アルバート氏: 台湾・香港・日本の安定した成長を遂げることを期待しています。北米・ヨーロッパ・中国で運営の基礎固めを達成できることを目標にしています。今年の各地域でリリースされる開発タイトルの成功を期待しています。

編: 売り上げ目標はいくらくらいを考えていますか。

アルバート氏: 連結で20%以上の成長を達成できるように考えています。

編: 昨年の13%の成長からさらに伸ばすということですね。2010年の売り上げは50億台湾ドル(約150億円)くらいですか?

アルバート氏: 58.58億台湾ドル(約175億円)です。目標売り上げに関しては台湾政府の上場会社に対するルールで、売り上げの予測を出すときには1年の予測をはっきり出さなければならないので、細かい数字は申し上げられません。

編: 日本法人に対して期待していることは何ですか?

アルバート氏: ガマニアジャパンに対する期待はより大きなものになると思います。去年の第3四半期と第4四半期は2タイトルとも成功できましたので、このことでグループ全体の士気が上がることになりました。新しいタイトルの市場の反応やユーザーの反応が良かったので、昨年以上の成長を望んでいます。

編: そういえば欧米にブランチが設立され、本格稼働を開始しましたね。

アルバート氏: ヨーロッパと北米に関しては発展の初期状態といえると思います。今年の商品のリリーススケジュールも決まっており、夏に「ルーセントハート」をリリースする予定があります。アメリカでは既に「ルーセントハート」のCCBT(クローズクローズβテスト)を行ないましたが、アメリカのユーザーから一定の評価を得ました。

編: 北米・欧州のそれぞれのリージョンの目標を教えてください。

アルバート氏: 2つの地域については具体的な売り上げ目標を与えているわけではなく、運営の基礎をまず作ってもらいたいということです。各市場の色々なことを経験しながら運営体制を作っていきたいと思っています。
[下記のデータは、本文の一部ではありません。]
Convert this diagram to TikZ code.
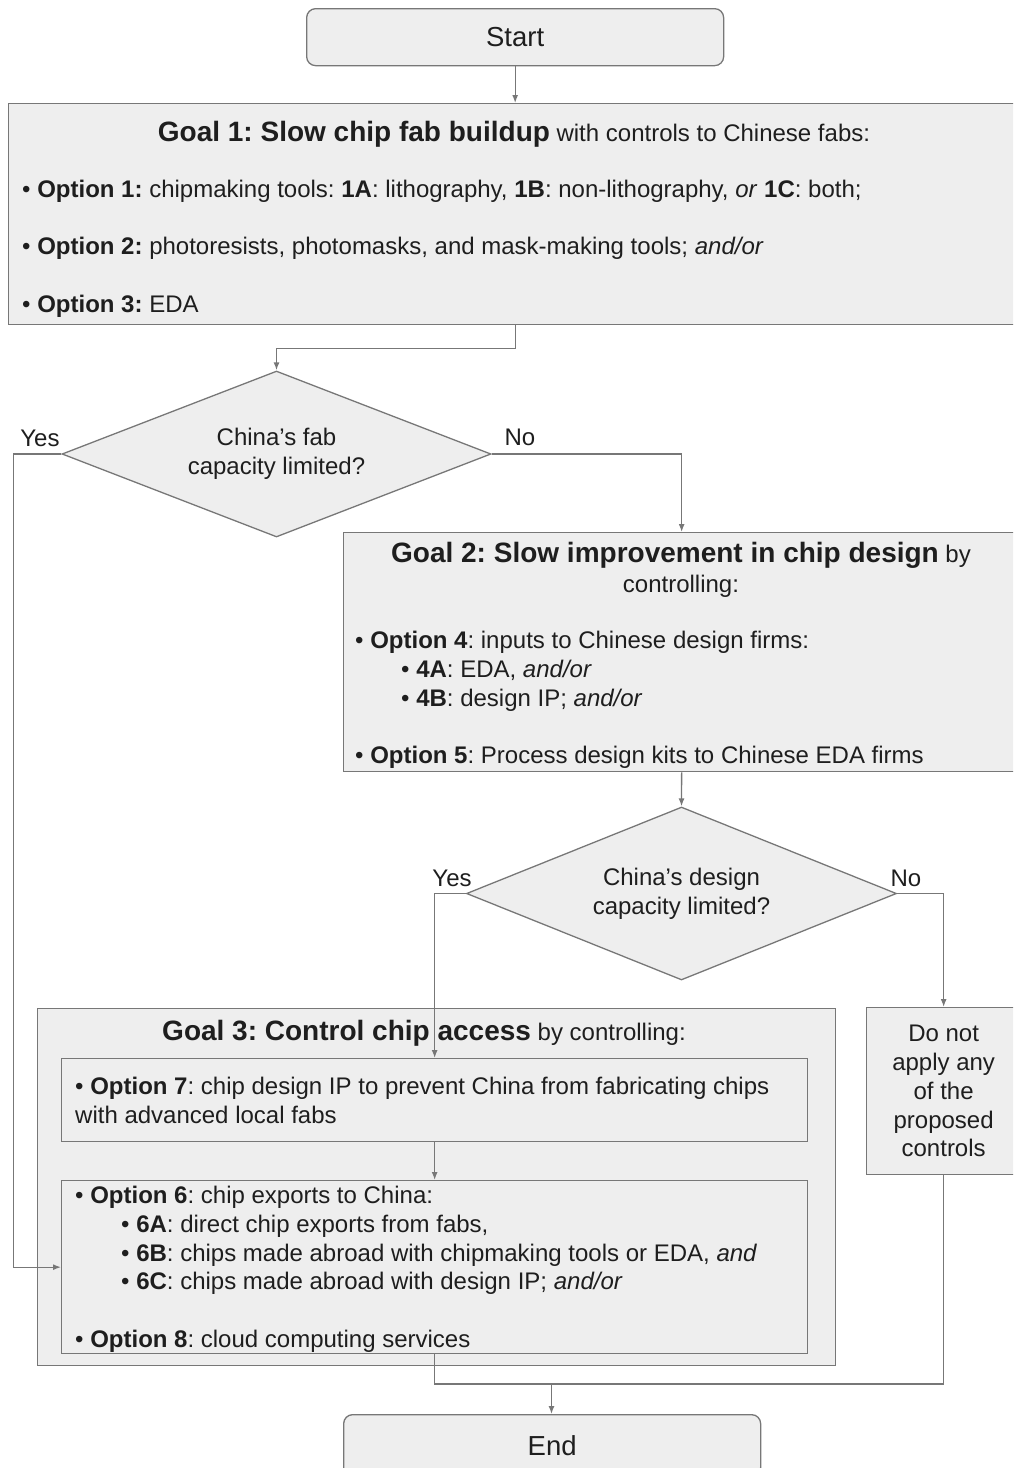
\documentclass[tikz,border=0pt]{standalone}
\usepackage{fontspec}
\setmainfont{Liberation Sans}
\usetikzlibrary{shapes.geometric, arrows.meta}

\definecolor{boxfill}{HTML}{EEEEEE}
\definecolor{boxline}{HTML}{777777}
\definecolor{inktext}{HTML}{1E1E1E}
\newcommand{\bodyfont}{\fontsize{24}{28.7}\selectfont}
\newcommand{\titlefont}{\fontsize{28}{30}\selectfont\bfseries}
\newcommand{\sub}{\hspace*{46pt}}
\frenchspacing

\begin{document}
\begin{tikzpicture}[x=1pt, y=-1pt,
    every node/.style={text=inktext, font=\bodyfont, inner sep=0pt},
    box/.style={draw=boxline, line width=1.3pt, fill=boxfill, anchor=north west},
    roundbox/.style={box, rounded corners=9pt},
    decision/.style={diamond, draw=boxline, line width=1.3pt, fill=boxfill, align=center},
    line/.style={draw=boxline, line width=1.3pt},
    arr/.style={line, -{Latex[length=8pt,width=6pt]}},
    list/.style={anchor=north west, align=left}]
    \useasboundingbox (0,0) rectangle (1013,1468);
    \clip (0,0) rectangle (1013,1468);

    % Start
    \node[roundbox, minimum width=417pt, minimum height=57pt] (start) at (306,8)
        {\fontsize{27.5}{30}\selectfont Start};

    % Goal 1 box
    \node[box, minimum width=1012pt, minimum height=221pt] (goal1) at (8,103) {};
    \node[anchor=base] (goal1title) at (514,141)
        {{\titlefont Goal 1: Slow chip fab buildup} with controls to Chinese fabs:};
    \node[list] (goal1list) at (22,180) {%
        • \textbf{Option 1:} chipmaking tools: \textbf{1A}: lithography, \textbf{1B}: non-lithography, \textit{or} \textbf{1C}: both;\\[28.7pt]
        • \textbf{Option 2:} photoresists, photomasks, and mask-making tools; \textit{and/or}\\[28.7pt]
        • \textbf{Option 3:} EDA};

    % First decision
    \node[decision, aspect=2.58, minimum width=429pt, minimum height=166pt] (dia1) at (276.5,454)
        {China’s fab\\capacity limited?};
    \node[anchor=base] (yes1) at (40,446) {Yes};
    \node[anchor=base] (no1) at (520,445) {No};

    % Goal 2 box
    \node[box, minimum width=676pt, minimum height=239pt] (goal2) at (343,532) {};
    \node[anchor=north, align=center, font=\fontsize{24}{30}\selectfont] (goal2title) at (681,542)
        {{\titlefont Goal 2: Slow improvement in chip design} by\\controlling:};
    \node[list] (goal2list) at (355,631) {%
        • \textbf{Option 4}: inputs to Chinese design firms:\\
        \sub• \textbf{4A}: EDA, \textit{and/or}\\
        \sub• \textbf{4B}: design IP; \textit{and/or}\\[28.7pt]
        • \textbf{Option 5}: Process design kits to Chinese EDA firms};

    % Second decision
    \node[decision, aspect=2.49, minimum width=430pt, minimum height=173pt] (dia2) at (681.5,893.5)
        {China’s design\\capacity limited?};
    \node[anchor=base] (yes2) at (452,886) {Yes};
    \node[anchor=base] (no2) at (906,886) {No};

    % Goal 3 box with its two option boxes
    \node[box, minimum width=798pt, minimum height=357pt] (goal3) at (37,1008) {};
    \node[anchor=base] (goal3title) at (424,1040)
        {{\titlefont Goal 3: Control chip access} by controlling:};
    \node[box, minimum width=746pt, minimum height=83pt] (opt7) at (61,1058) {};
    \node[list] (opt7list) at (75,1077) {%
        • \textbf{Option 7}: chip design IP to prevent China from fabricating chips\\
        with advanced local fabs};
    \node[box, minimum width=746pt, minimum height=173pt] (opt6) at (61,1180) {};
    \node[list] (opt6list) at (75,1186) {%
        • \textbf{Option 6}: chip exports to China:\\
        \sub• \textbf{6A}: direct chip exports from fabs,\\
        \sub• \textbf{6B}: chips made abroad with chipmaking tools or EDA, \textit{and}\\
        \sub• \textbf{6C}: chips made abroad with design IP; \textit{and/or}\\[28.7pt]
        • \textbf{Option 8}: cloud computing services};

    % No controls
    \node[box, minimum width=154pt, minimum height=167pt, align=center] (donot) at (866,1007)
        {Do not\\apply any\\of the\\proposed\\controls};

    % End
    \node[roundbox, minimum width=417pt, minimum height=62pt] (end) at (343,1414)
        {\fontsize{27.5}{30}\selectfont End};

    % Connectors
    \draw[arr] (start.south) -- (start.south |- goal1.north);
    \draw[arr] (start.south |- goal1.south) -- ++(0,23) -| (dia1.north);
    \draw[arr] (dia1.west) -- ++(-48,0) |- (opt6.west);
    \draw[arr] (dia1.east) -| (goal2.north);
    \draw[arr] (goal2.south) -- (dia2.north);
    \draw[arr] (dia2.west) -| (opt7.north);
    \draw[arr] (dia2.east) -| (donot.north);
    \draw[arr] (opt7.south) -- (opt6.north);
    \coordinate (merge) at (551.5,1384);
    \draw[line] (opt6.south) |- (merge) -| (donot.south);
    \draw[arr] (merge) -- (merge |- end.north);
\end{tikzpicture}
\end{document}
編: 最終的には日本法人のように独立して利益が出せる体制にしていきたいということですか。

アルバート氏: もちろんそうです。最終的にはガマニアジャパンぐらいの規模になってほしいのですが、オンラインゲームを運営するためには、まずは市場を深く理解しないと攻めていけない感じがします。

編: 最終的にはE3にもご出展されますか。

アルバート氏: 出展できるように頑張ります(笑)。ちょうど昨日の会議でE3に出そうと言ったところです。ですが、メインに考えているのは東京ゲームショウ(TGS)です。出展規模はその年の市場規模とユーザーニーズによって調整していきます。東京ゲームショウはメインに発信しているのはアジア地域です。これからグローバル化していくという点ではヨーロッパやアメリカに発信できるような商品も出さなくてはならないと考えています。ただ、ヨーロッパやアメリカはスタッフのリソースが足りない上に基礎固めの段階ですので、必ず今年や来年出すとはいえませんが、E3への出展も視野にいれています。

編: TGSに今年も出展するのですか?

アルバート氏: 出展することも考えています。このことを対外的に伝えたのは中村さんが初めてです。

編: TGSはアジアにするためということですが、アジアを重視するという点においてはTGS以外にも韓国、台北、香港、上海などの選択肢もありますよね。なぜTGSなのでしょうか。

アルバート氏: TGSは歴史の長いゲームショウですし、ハードウェアやソフトウェアの展示も多いです。アジアをメインにしていながらヨーロッパや北米メディアの注目も高い。グローバル展開を睨む上でプラスと考えました。弊社の日本法人も近年成長を遂げていますので、運営地域やユーザーに対するベネフィットを与えるという面も考慮されています。これからの状況に応じてその他の地域のゲームショウへの展開方法は考えていきたいです。

編: 最後に日本のユーザーさんに一言お願いいたします。

アルバート氏: 日本のユーザーにガマニアのタイトルを認めていただいてありがとうございます。日本のユーザーのご期待に沿えるタイトルを提供してまいりますのでご期待ください。

編: ありがとうございました。